- _Task directions_: Will you print the material below without altering a single character?
........
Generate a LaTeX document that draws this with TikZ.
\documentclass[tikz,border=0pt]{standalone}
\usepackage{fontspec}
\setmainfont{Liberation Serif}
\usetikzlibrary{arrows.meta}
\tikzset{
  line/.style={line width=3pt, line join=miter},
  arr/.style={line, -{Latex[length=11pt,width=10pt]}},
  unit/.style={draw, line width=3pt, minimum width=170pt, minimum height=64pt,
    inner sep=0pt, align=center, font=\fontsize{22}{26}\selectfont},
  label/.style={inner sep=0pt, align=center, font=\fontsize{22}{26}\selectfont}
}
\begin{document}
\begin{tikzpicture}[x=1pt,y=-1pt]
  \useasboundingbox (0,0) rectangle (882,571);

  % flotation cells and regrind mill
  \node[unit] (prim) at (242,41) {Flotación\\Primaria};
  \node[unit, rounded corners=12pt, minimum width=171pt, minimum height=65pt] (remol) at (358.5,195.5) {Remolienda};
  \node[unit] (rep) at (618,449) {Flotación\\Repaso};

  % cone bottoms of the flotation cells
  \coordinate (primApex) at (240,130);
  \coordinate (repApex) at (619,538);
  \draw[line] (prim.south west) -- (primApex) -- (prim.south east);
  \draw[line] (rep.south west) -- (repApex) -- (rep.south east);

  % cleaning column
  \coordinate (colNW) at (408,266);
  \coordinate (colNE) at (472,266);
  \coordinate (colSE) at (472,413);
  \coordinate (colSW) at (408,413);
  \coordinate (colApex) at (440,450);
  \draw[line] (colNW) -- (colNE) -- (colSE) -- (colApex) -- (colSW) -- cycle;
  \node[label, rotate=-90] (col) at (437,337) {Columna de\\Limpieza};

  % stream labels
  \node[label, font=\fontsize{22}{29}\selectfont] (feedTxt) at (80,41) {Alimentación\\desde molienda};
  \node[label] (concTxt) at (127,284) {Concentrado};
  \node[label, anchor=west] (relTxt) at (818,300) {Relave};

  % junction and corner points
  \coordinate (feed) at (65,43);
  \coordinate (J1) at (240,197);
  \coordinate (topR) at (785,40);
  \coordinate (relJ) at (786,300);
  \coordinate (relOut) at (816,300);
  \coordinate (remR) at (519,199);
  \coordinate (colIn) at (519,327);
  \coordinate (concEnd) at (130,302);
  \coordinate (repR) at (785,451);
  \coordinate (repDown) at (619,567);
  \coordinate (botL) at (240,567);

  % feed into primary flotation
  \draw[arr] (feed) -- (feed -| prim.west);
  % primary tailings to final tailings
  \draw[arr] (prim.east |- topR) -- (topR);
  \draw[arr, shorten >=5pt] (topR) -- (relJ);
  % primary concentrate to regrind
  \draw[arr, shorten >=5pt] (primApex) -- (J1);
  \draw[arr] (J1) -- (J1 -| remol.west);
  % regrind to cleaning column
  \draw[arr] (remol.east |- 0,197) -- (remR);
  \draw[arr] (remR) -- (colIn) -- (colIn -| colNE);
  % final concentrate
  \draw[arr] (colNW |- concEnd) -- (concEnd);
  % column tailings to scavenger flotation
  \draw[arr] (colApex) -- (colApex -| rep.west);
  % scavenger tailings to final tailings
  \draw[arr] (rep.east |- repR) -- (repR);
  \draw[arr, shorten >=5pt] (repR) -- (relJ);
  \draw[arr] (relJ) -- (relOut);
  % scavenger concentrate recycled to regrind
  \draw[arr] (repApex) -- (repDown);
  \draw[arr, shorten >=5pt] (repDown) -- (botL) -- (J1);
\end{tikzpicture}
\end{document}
........
- _Solution to this problem_:
Generate a LaTeX document that draws this with TikZ.
\documentclass[tikz,border=0pt]{standalone}
\usepackage{fontspec}
\setmainfont{Liberation Serif}
\usetikzlibrary{arrows.meta}
\tikzset{
  line/.style={line width=3pt, line join=miter},
  arr/.style={line, -{Latex[length=11pt,width=10pt]}},
  unit/.style={draw, line width=3pt, minimum width=170pt, minimum height=64pt,
    inner sep=0pt, align=center, font=\fontsize{22}{26}\selectfont},
  label/.style={inner sep=0pt, align=center, font=\fontsize{22}{26}\selectfont}
}
\begin{document}
\begin{tikzpicture}[x=1pt,y=-1pt]
  \useasboundingbox (0,0) rectangle (882,571);

  % flotation cells and regrind mill
  \node[unit] (prim) at (242,41) {Flotación\\Primaria};
  \node[unit, rounded corners=12pt, minimum width=171pt, minimum height=65pt] (remol) at (358.5,195.5) {Remolienda};
  \node[unit] (rep) at (618,449) {Flotación\\Repaso};

  % cone bottoms of the flotation cells
  \coordinate (primApex) at (240,130);
  \coordinate (repApex) at (619,538);
  \draw[line] (prim.south west) -- (primApex) -- (prim.south east);
  \draw[line] (rep.south west) -- (repApex) -- (rep.south east);

  % cleaning column
  \coordinate (colNW) at (408,266);
  \coordinate (colNE) at (472,266);
  \coordinate (colSE) at (472,413);
  \coordinate (colSW) at (408,413);
  \coordinate (colApex) at (440,450);
  \draw[line] (colNW) -- (colNE) -- (colSE) -- (colApex) -- (colSW) -- cycle;
  \node[label, rotate=-90] (col) at (437,337) {Columna de\\Limpieza};

  % stream labels
  \node[label, font=\fontsize{22}{29}\selectfont] (feedTxt) at (80,41) {Alimentación\\desde molienda};
  \node[label] (concTxt) at (127,284) {Concentrado};
  \node[label, anchor=west] (relTxt) at (818,300) {Relave};

  % junction and corner points
  \coordinate (feed) at (65,43);
  \coordinate (J1) at (240,197);
  \coordinate (topR) at (785,40);
  \coordinate (relJ) at (786,300);
  \coordinate (relOut) at (816,300);
  \coordinate (remR) at (519,199);
  \coordinate (colIn) at (519,327);
  \coordinate (concEnd) at (130,302);
  \coordinate (repR) at (785,451);
  \coordinate (repDown) at (619,567);
  \coordinate (botL) at (240,567);

  % feed into primary flotation
  \draw[arr] (feed) -- (feed -| prim.west);
  % primary tailings to final tailings
  \draw[arr] (prim.east |- topR) -- (topR);
  \draw[arr, shorten >=5pt] (topR) -- (relJ);
  % primary concentrate to regrind
  \draw[arr, shorten >=5pt] (primApex) -- (J1);
  \draw[arr] (J1) -- (J1 -| remol.west);
  % regrind to cleaning column
  \draw[arr] (remol.east |- 0,197) -- (remR);
  \draw[arr] (remR) -- (colIn) -- (colIn -| colNE);
  % final concentrate
  \draw[arr] (colNW |- concEnd) -- (concEnd);
  % column tailings to scavenger flotation
  \draw[arr] (colApex) -- (colApex -| rep.west);
  % scavenger tailings to final tailings
  \draw[arr] (rep.east |- repR) -- (repR);
  \draw[arr, shorten >=5pt] (repR) -- (relJ);
  \draw[arr] (relJ) -- (relOut);
  % scavenger concentrate recycled to regrind
  \draw[arr] (repApex) -- (repDown);
  \draw[arr, shorten >=5pt] (repDown) -- (botL) -- (J1);
\end{tikzpicture}
\end{document}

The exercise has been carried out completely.